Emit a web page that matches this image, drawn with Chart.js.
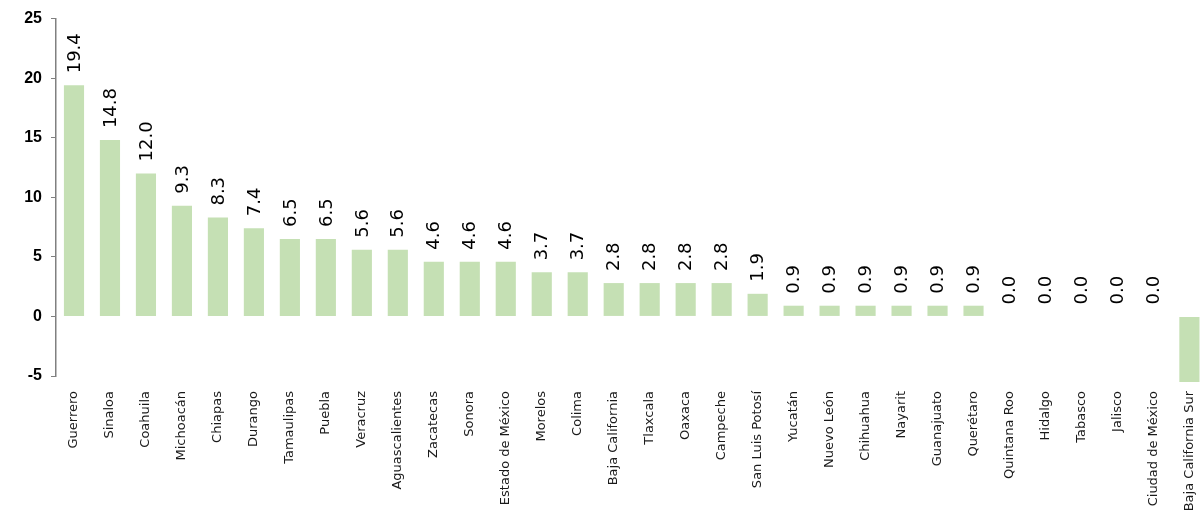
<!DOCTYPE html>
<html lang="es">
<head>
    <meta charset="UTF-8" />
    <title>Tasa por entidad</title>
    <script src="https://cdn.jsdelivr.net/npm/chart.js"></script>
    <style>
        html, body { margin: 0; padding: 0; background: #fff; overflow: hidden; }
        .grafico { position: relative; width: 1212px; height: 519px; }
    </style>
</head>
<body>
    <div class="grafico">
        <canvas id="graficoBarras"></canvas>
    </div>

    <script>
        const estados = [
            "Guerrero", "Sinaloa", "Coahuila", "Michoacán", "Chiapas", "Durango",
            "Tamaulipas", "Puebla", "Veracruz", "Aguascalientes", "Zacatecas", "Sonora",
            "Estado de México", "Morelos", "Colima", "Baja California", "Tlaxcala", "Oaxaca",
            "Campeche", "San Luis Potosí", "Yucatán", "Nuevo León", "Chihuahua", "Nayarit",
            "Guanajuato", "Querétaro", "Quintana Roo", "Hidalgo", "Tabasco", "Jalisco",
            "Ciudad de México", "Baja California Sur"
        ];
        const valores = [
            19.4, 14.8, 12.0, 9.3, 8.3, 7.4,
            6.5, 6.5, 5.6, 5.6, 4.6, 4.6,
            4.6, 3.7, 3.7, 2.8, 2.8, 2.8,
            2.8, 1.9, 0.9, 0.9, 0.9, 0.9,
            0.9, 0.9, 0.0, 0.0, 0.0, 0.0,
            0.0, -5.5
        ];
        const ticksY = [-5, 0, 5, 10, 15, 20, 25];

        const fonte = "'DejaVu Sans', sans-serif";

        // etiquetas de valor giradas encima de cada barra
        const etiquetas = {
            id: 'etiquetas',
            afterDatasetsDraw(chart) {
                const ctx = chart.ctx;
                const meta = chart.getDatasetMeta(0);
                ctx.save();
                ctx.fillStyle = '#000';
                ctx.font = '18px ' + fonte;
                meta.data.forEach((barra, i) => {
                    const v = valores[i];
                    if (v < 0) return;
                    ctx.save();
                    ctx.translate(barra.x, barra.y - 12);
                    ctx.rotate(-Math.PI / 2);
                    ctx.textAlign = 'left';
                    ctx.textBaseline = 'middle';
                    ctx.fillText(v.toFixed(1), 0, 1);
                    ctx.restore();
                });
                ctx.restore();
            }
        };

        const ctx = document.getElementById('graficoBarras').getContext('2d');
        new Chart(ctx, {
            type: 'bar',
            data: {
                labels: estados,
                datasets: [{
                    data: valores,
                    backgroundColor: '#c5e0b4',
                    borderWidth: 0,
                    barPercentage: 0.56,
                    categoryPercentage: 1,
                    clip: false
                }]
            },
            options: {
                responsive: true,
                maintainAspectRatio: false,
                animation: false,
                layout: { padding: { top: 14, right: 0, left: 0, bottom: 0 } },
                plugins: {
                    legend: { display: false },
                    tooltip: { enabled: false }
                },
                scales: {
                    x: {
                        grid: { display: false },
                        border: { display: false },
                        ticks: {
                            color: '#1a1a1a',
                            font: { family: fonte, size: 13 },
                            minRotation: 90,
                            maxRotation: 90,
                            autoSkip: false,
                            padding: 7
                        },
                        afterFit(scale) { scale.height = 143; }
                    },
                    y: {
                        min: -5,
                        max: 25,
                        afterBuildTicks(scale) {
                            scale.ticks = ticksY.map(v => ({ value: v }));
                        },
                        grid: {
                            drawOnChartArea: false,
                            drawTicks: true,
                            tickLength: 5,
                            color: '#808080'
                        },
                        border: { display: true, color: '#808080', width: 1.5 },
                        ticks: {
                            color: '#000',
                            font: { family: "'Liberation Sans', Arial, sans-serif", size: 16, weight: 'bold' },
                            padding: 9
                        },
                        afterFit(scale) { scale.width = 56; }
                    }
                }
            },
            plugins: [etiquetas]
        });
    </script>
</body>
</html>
+++
● **WHAT YOU ARE ASKED TO DO**
Leave out the pictures and reproduce the rest of the listing exactly.

● **THE RESULT**
Emit a web page that matches this image, drawn with Chart.js.
<!DOCTYPE html>
<html lang="es">
<head>
    <meta charset="UTF-8" />
    <title>Tasa por entidad</title>
    <script src="https://cdn.jsdelivr.net/npm/chart.js"></script>
    <style>
        html, body { margin: 0; padding: 0; background: #fff; overflow: hidden; }
        .grafico { position: relative; width: 1212px; height: 519px; }
    </style>
</head>
<body>
    <div class="grafico">
        <canvas id="graficoBarras"></canvas>
    </div>

    <script>
        const estados = [
            "Guerrero", "Sinaloa", "Coahuila", "Michoacán", "Chiapas", "Durango",
            "Tamaulipas", "Puebla", "Veracruz", "Aguascalientes", "Zacatecas", "Sonora",
            "Estado de México", "Morelos", "Colima", "Baja California", "Tlaxcala", "Oaxaca",
            "Campeche", "San Luis Potosí", "Yucatán", "Nuevo León", "Chihuahua", "Nayarit",
            "Guanajuato", "Querétaro", "Quintana Roo", "Hidalgo", "Tabasco", "Jalisco",
            "Ciudad de México", "Baja California Sur"
        ];
        const valores = [
            19.4, 14.8, 12.0, 9.3, 8.3, 7.4,
            6.5, 6.5, 5.6, 5.6, 4.6, 4.6,
            4.6, 3.7, 3.7, 2.8, 2.8, 2.8,
            2.8, 1.9, 0.9, 0.9, 0.9, 0.9,
            0.9, 0.9, 0.0, 0.0, 0.0, 0.0,
            0.0, -5.5
        ];
        const ticksY = [-5, 0, 5, 10, 15, 20, 25];

        const fonte = "'DejaVu Sans', sans-serif";

        // etiquetas de valor giradas encima de cada barra
        const etiquetas = {
            id: 'etiquetas',
            afterDatasetsDraw(chart) {
                const ctx = chart.ctx;
                const meta = chart.getDatasetMeta(0);
                ctx.save();
                ctx.fillStyle = '#000';
                ctx.font = '18px ' + fonte;
                meta.data.forEach((barra, i) => {
                    const v = valores[i];
                    if (v < 0) return;
                    ctx.save();
                    ctx.translate(barra.x, barra.y - 12);
                    ctx.rotate(-Math.PI / 2);
                    ctx.textAlign = 'left';
                    ctx.textBaseline = 'middle';
                    ctx.fillText(v.toFixed(1), 0, 1);
                    ctx.restore();
                });
                ctx.restore();
            }
        };

        const ctx = document.getElementById('graficoBarras').getContext('2d');
        new Chart(ctx, {
            type: 'bar',
            data: {
                labels: estados,
                datasets: [{
                    data: valores,
                    backgroundColor: '#c5e0b4',
                    borderWidth: 0,
                    barPercentage: 0.56,
                    categoryPercentage: 1,
                    clip: false
                }]
            },
            options: {
                responsive: true,
                maintainAspectRatio: false,
                animation: false,
                layout: { padding: { top: 14, right: 0, left: 0, bottom: 0 } },
                plugins: {
                    legend: { display: false },
                    tooltip: { enabled: false }
                },
                scales: {
                    x: {
                        grid: { display: false },
                        border: { display: false },
                        ticks: {
                            color: '#1a1a1a',
                            font: { family: fonte, size: 13 },
                            minRotation: 90,
                            maxRotation: 90,
                            autoSkip: false,
                            padding: 7
                        },
                        afterFit(scale) { scale.height = 143; }
                    },
                    y: {
                        min: -5,
                        max: 25,
                        afterBuildTicks(scale) {
                            scale.ticks = ticksY.map(v => ({ value: v }));
                        },
                        grid: {
                            drawOnChartArea: false,
                            drawTicks: true,
                            tickLength: 5,
                            color: '#808080'
                        },
                        border: { display: true, color: '#808080', width: 1.5 },
                        ticks: {
                            color: '#000',
                            font: { family: "'Liberation Sans', Arial, sans-serif", size: 16, weight: 'bold' },
                            padding: 9
                        },
                        afterFit(scale) { scale.width = 56; }
                    }
                }
            },
            plugins: [etiquetas]
        });
    </script>
</body>
</html>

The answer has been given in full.